Il se produit souvent dans notre vie qu’au lieu de dire quelques paroles simples et convaincantes, nous disons des milliers de mots qui n’ont aucun sens. Et combien de fois nous essayons de nous abriter derrière les mots pour ne pas faire tel ou telle chose… Combien de fois nos paroles constituent une tentative de justification ; nous parlons beaucoup et longtemps au lieu de regarder la vérité en face et dire, peut-être, seulement la parole qui est nécessaire. Souvent, des conflits se produisent entre les hommes, et ils commencent à se répandre mutuellement en paroles, parfois vides, parfois insultantes, et ce de façon orale ou écrite. Et tout cela au lieu de se regarder face à face et de dire un seul mot simple : « Pardonne-moi » ou « Pardonnez-moi ». Seul ce mot peut changer de façon radicale les relations entre les gens, ôter le poids de l’incompréhension, des malentendus, de la méfiance, qui s’est accumulé au cours de nombreux jours, mois ou années. Si l’homme trouve en lui les forces de prononcer un tel mot, cela est suffisant pour le réconcilier avec celui avec lequel il est en mauvais termes. Mais combien de fois nous ne trouvons pas en nous de forces pour cela et nous préférons prononcer mille paroles pour nous justifier, pour accuser les autres, et tous ces mots ne sont pas seulement creux, mais nuisibles pour nous, parce qu’ils nous apportent la chute spirituelle.
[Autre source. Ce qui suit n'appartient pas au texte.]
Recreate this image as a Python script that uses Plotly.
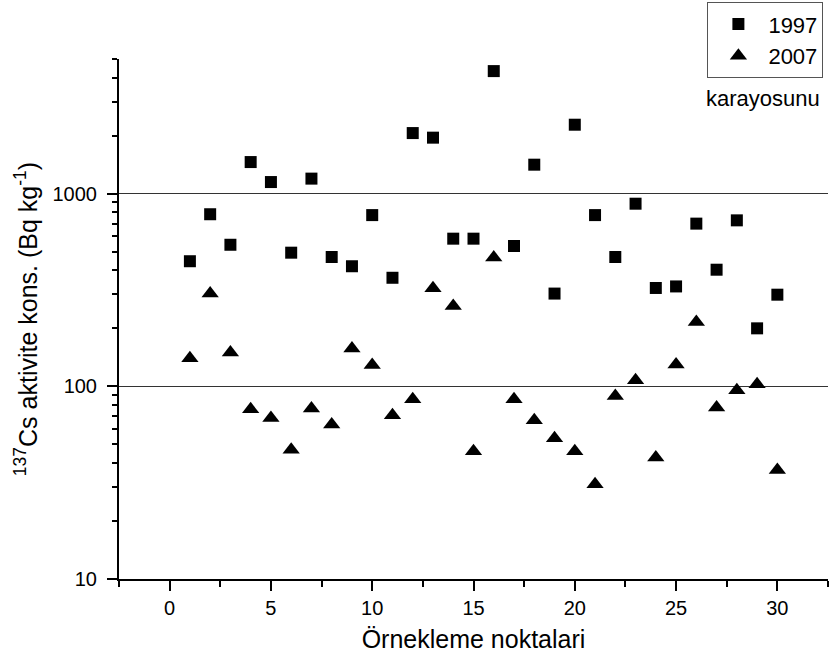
import plotly.graph_objects as go

# Sampling points and measured 137Cs activity concentrations (Bq/kg) in moss
points = list(range(1, 31))
cs_1997 = [446, 782, 543, 1459, 1149, 494, 1197, 469, 420, 774,
           366, 2063, 1953, 584, 584, 4327, 535, 1414, 303, 2280,
           774, 469, 887, 324, 330, 699, 403, 727, 200, 299]
cs_2007 = [140, 303, 150, 76, 68.5, 46.8, 76.7, 63.4, 157, 129,
           70.8, 85.7, 323, 261, 46, 466, 85.7, 66.7, 53.8, 46,
           31, 89.1, 107.6, 42.7, 129.8, 215.7, 77.6, 95.4, 102.5, 36.8]

x_ticks = [0, 5, 10, 15, 20, 25, 30]
y_ticks = [10, 100, 1000]
y_tick_text = ["10", "100", "1000"]
y_minor = [20, 30, 40, 50, 60, 70, 80, 90,
           200, 300, 400, 500, 600, 700, 800, 900,
           2000, 3000, 4000, 5000]

FONT = "Liberation Sans, Arial, sans-serif"

fig = go.Figure()
fig.add_trace(go.Scatter(
    x=points, y=cs_1997, mode="markers", name="1997",
    marker=dict(symbol="square", size=12, color="black", line=dict(width=0)),
))
fig.add_trace(go.Scatter(
    x=points, y=cs_2007, mode="markers", name="2007",
    marker=dict(symbol="triangle-up", size=15, color="black", line=dict(width=0)),
))

fig.update_layout(
    width=829, height=666,
    margin=dict(l=119, r=1, t=59, b=87),
    paper_bgcolor="white", plot_bgcolor="white",
    font=dict(family=FONT, size=20, color="black"),
    showlegend=True,
    legend=dict(
        x=0.9935, y=1.109, xanchor="right", yanchor="top",
        bordercolor="#555", borderwidth=1, bgcolor="white",
        font=dict(size=22), itemwidth=50,
    ),
    annotations=[dict(
        text="karayosunu", xref="paper", yref="paper",
        x=0.9915, y=0.924, xanchor="right", yanchor="middle",
        showarrow=False, font=dict(size=22),
    )],
)

fig.update_xaxes(
    range=[-2.5, 32.5], tickvals=x_ticks,
    showline=True, linecolor="black", linewidth=2,
    ticks="outside", ticklen=10, tickwidth=2, tickcolor="black",
    minor=dict(dtick=2.5, tick0=0, ticks="outside", ticklen=6, tickwidth=2, tickcolor="black"),
    showgrid=False, zeroline=False,
    title=dict(text="Örnekleme noktalari", font=dict(size=25), standoff=12),
)
fig.update_yaxes(
    type="log", range=[1, 3.69897],
    tickvals=y_ticks, ticktext=y_tick_text,
    showline=True, linecolor="black", linewidth=2,
    ticks="outside", ticklen=10, tickwidth=2, tickcolor="black",
    ticklabelstandoff=6,
    minor=dict(tickvals=y_minor, ticks="outside", ticklen=5, tickwidth=2, tickcolor="black"),
    showgrid=True, gridcolor="#333", gridwidth=1,
    zeroline=False,
    title=dict(text="<sup>137</sup>Cs aktivite kons. (Bq kg<sup>-1</sup>)", font=dict(size=25), standoff=8),
)

fig.write_html("out.html")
La vie qui nous entoure est emplie de paroles vaines. Il fut un temps lorsque les gens parlaient peu, écrivaient peu et lisaient encore moins, lorsque les livres étaient onéreux. Se procurer un livre n’était possible que pour un homme très riche. On lisait alors avec révérence, on gardait les livres précieusement. En se trouvant seul, on lisait même à voix haute, tel était le respect envers la parole écrite. Mais les auteurs éprouvaient aussi un tel respect envers la parole : ils ne se permettaient pas d’écrire des paroles vaines, parce qu’ils savaient que le papier et l’encre coûtaient très cher, et – c’est le principal – le temps de leur propre vie et la vie de leurs lecteurs coûtaient également cher.

Aujourd’hui, tout a perdu sa valeur : et le papier, et l’encre, notamment l’encre typographique, mais c’est le plus important, le temps a perdu sa valeur, et avec lui la vie humaine. Les hommes passent leur vie à diffuser sur les ondes des paroles vaines, et d’autres passent de nombreuses heures à consommer ces paroles vaines dans des quantités énormes, c’est l’image de notre temps. Il n’est donc pas étonnant que les hommes aient oublié comment se comprendre mutuellement, comment se parler les uns aux autres. Nous croulons sous l’information. Dans ce flot bruyant d’informations, nous cessons de distinguer les signaux, parce qu’il y a autour trop de paroles vaines, et, volontairement ou non, nous devons leurs prisonniers et leurs esclave. Je n’appelle pas à lire ou à entendre moins, mais je veux rappeler qu’il convient d’apprendre à apprécier la parole, avant tout la nôtre. Nous ne devons pas disperser les paroles ici et là, dire ce qui n’est utile ni aux autres, ni à nous-mêmes, ni à notre entourage, ou chercher à nous abriter derrière des belles paroles, des promesses, des justifications de soi ou la condamnation d’autrui.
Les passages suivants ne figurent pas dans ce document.